Of note is that the model-viewer component has outstanding issues wherein if a material parameter is not specified in glTF then it cannot be edited. All shader ball examples were created using the materialglf package to ensure that all material parameters were specified.
Below is an example material provided with QuiltiX which has been exported, and then loaded and edited in the model editor (a blue sheen was added to the material).
QuiltiX Editor with Copper Material
glTF version of Copper Material in editor
Sample Models
Below are a few other sample models that were loaded in.
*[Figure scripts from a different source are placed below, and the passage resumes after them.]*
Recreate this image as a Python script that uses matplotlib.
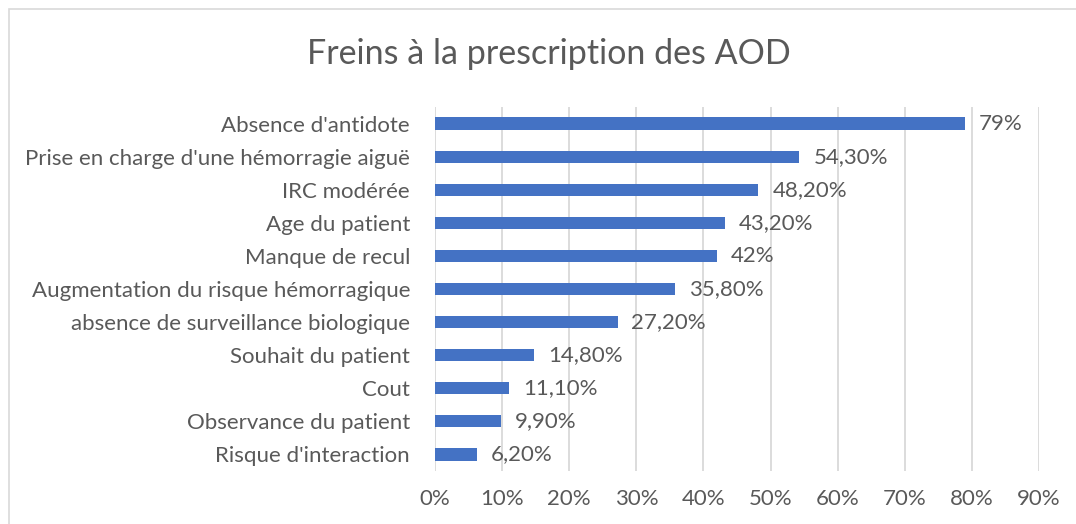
import matplotlib.pyplot as plt
from matplotlib.patches import Rectangle
from matplotlib.ticker import FuncFormatter, MultipleLocator

# categories listed bottom to top
categories = [
    "Risque d'interaction",
    "Observance du patient",
    "Cout",
    "Souhait du patient",
    "absence de surveillance biologique",
    "Augmentation du risque hémorragique",
    "Manque de recul",
    "Age du patient",
    "IRC modérée",
    "Prise en charge d'une hémorragie aiguë",
    "Absence d'antidote",
]
values = [6.2, 9.9, 11.1, 14.8, 27.2, 35.8, 42.0, 43.2, 48.2, 54.3, 79.0]
value_labels = ["6,20%", "9,90%", "11,10%", "14,80%", "27,20%", "35,80%",
                "42%", "43,20%", "48,20%", "54,30%", "79%"]
title = "Freins à la prescription des AOD"

text_color = "#595959"
bar_color = "#4472C4"
grid_color = "#D9D9D9"

plt.rcParams['font.family'] = ['Lato', 'DejaVu Sans']
fs = 16

fig = plt.figure(figsize=(10.76, 5.24), dpi=100)
ax = fig.add_axes([435 / 1076, 1 - 471 / 524, 604 / 1076, 364 / 524])

y = range(len(categories))
ax.barh(y, values, height=0.37, color=bar_color, zorder=3)
for yi, v, lab in zip(y, values, value_labels):
    ax.annotate(lab, (v, yi), xytext=(10, 0), textcoords='offset points',
                va='center', ha='left', fontsize=fs, color=text_color)

ax.set_xlim(0, 90)
ax.set_ylim(-0.5, len(categories) - 0.5)
ax.xaxis.set_major_locator(MultipleLocator(10))
ax.xaxis.set_major_formatter(FuncFormatter(lambda x, p: f"{x:.0f}%"))
ax.set_yticks(list(y))
ax.set_yticklabels(categories)
ax.tick_params(axis='both', length=0, labelsize=fs, colors=text_color)
ax.tick_params(axis='x', pad=13)
ax.tick_params(axis='y', pad=18)
ax.grid(axis='x', color=grid_color, linewidth=1.3, zorder=0)
for s in ax.spines.values():
    s.set_visible(False)

fig.text(549 / 1076, 1 - 54 / 524, title, ha='center', va='center',
         fontsize=24.5, color=text_color)

# chart area border
fig.patches.append(Rectangle((9 / 1076, -0.02), 1.1, 1 - 9 / 524 + 0.02,
                             transform=fig.transFigure, fill=False,
                             edgecolor=grid_color, linewidth=1.2))

fig.savefig("out.png", dpi=100, facecolor='white')
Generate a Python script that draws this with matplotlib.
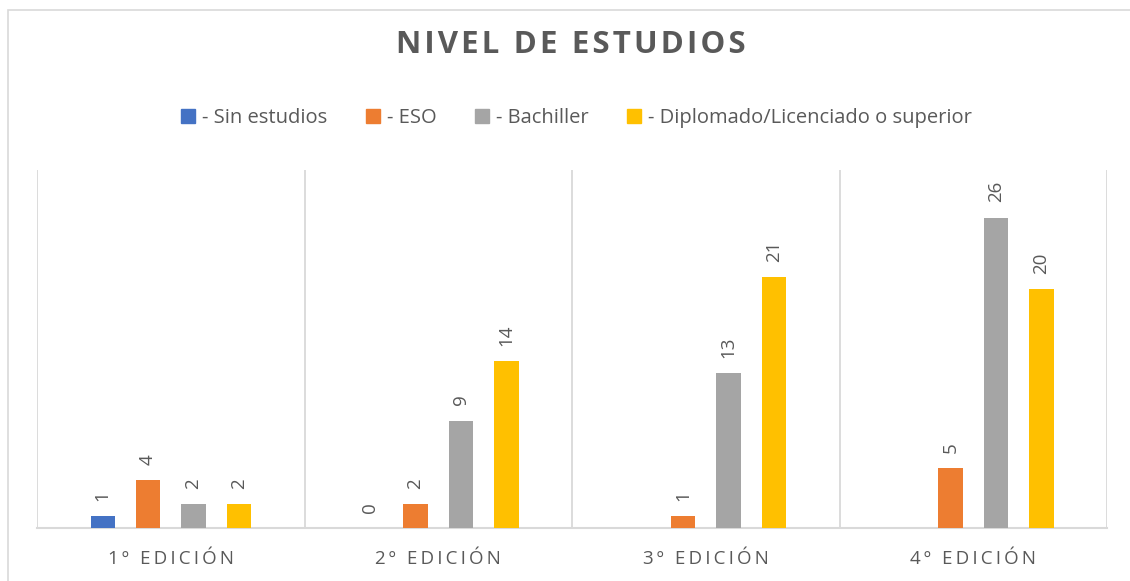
import matplotlib.pyplot as plt
import matplotlib.patches as mpatches
import numpy as np

plt.rcParams['font.family'] = ['Open Sans', 'DejaVu Sans']

ediciones = ['1º EDICIÓN', '2º EDICIÓN', '3º EDICIÓN', '4º EDICIÓN']
series = ['- Sin estudios', '- ESO', '- Bachiller', '- Diplomado/Licenciado o superior']
sin_estudios = [1, 0, np.nan, np.nan]
eso = [4, 2, 1, 5]
bachiller = [2, 9, 13, 26]
diplomado = [2, 14, 21, 20]

colors = ['#4472C4', '#ED7D31', '#A5A5A5', '#FFC000']
text_gray = '#595959'
line_gray = '#D9D9D9'


def spaced(s, sep='\u2009'):
    # fake Excel letter spacing
    return sep.join(s)


fig = plt.figure(figsize=(11.3, 5.81), dpi=100)
W, H = 1130, 581
ax = fig.add_axes([37 / W, (H - 528) / H, (1107 - 37) / W, (528 - 170) / H])

# outer chart frame
fig.patches.append(mpatches.Rectangle((8 / W, -0.1), 1.2, 1 - 10 / H + 0.1,
                                      transform=fig.transFigure, fill=False,
                                      edgecolor=line_gray, linewidth=1.2))

x = np.arange(len(ediciones))
step = 0.170
width = 0.090
all_vals = [sin_estudios, eso, bachiller, diplomado]
for i, (vals, name, c) in enumerate(zip(all_vals, series, colors)):
    pos = x + (i - 1.5) * step
    ax.bar(pos, vals, width=width, color=c, label=name, zorder=3)
    for p, v in zip(pos, vals):
        if np.isnan(v):
            continue
        ax.annotate(str(int(v)), (p, v), xytext=(0, 11), textcoords='offset points',
                    rotation=90, ha='center', va='bottom', color=text_gray,
                    fontsize=13.5)

ax.set_xlim(-0.5, len(ediciones) - 0.5)
ax.set_ylim(0, 30)
for b in np.arange(-0.5, len(ediciones), 1.0):
    ax.axvline(b, color=line_gray, linewidth=1.3, zorder=1)

for s in ['top', 'left', 'right']:
    ax.spines[s].set_visible(False)
ax.spines['bottom'].set_color(line_gray)
ax.spines['bottom'].set_linewidth(1.5)
ax.set_yticks([])
ax.set_xticks(x)
ax.set_xticklabels([spaced(e) for e in ediciones], color=text_gray, fontsize=13.5)
ax.tick_params(axis='x', length=0, pad=16)

fig.text(0.505, 1 - 45 / H, spaced('NIVEL DE ESTUDIOS', '\u200a'), ha='center',
         va='center', fontsize=22.5, fontweight='bold', color=text_gray)

handles = [mpatches.Patch(color=c) for c in colors]
fig.legend(handles, series, loc='center', bbox_to_anchor=(0.510, 1 - 118 / H),
           ncol=4, frameon=False, fontsize=14.5, labelcolor=text_gray,
           handlelength=0.7, handleheight=0.7, handletextpad=0.35, columnspacing=1.9)

fig.savefig('out.png', dpi=100)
A sample "room diorama" and the simplified "room" model used for demonstrating the material editor, and color palette editor.
The a small figurine with 2 different variations created using the editor.
Model with material created with Adobe Substance 3D (left), and a modified "Shader ball" model create using materialxgltf package (right).
Environments
The lighting environments used came from HDRI Haven. For performance, lower resolution versions of the HDR images were used.
These environments can be loaded into the model editor by dragging and dropping files into the viewer area.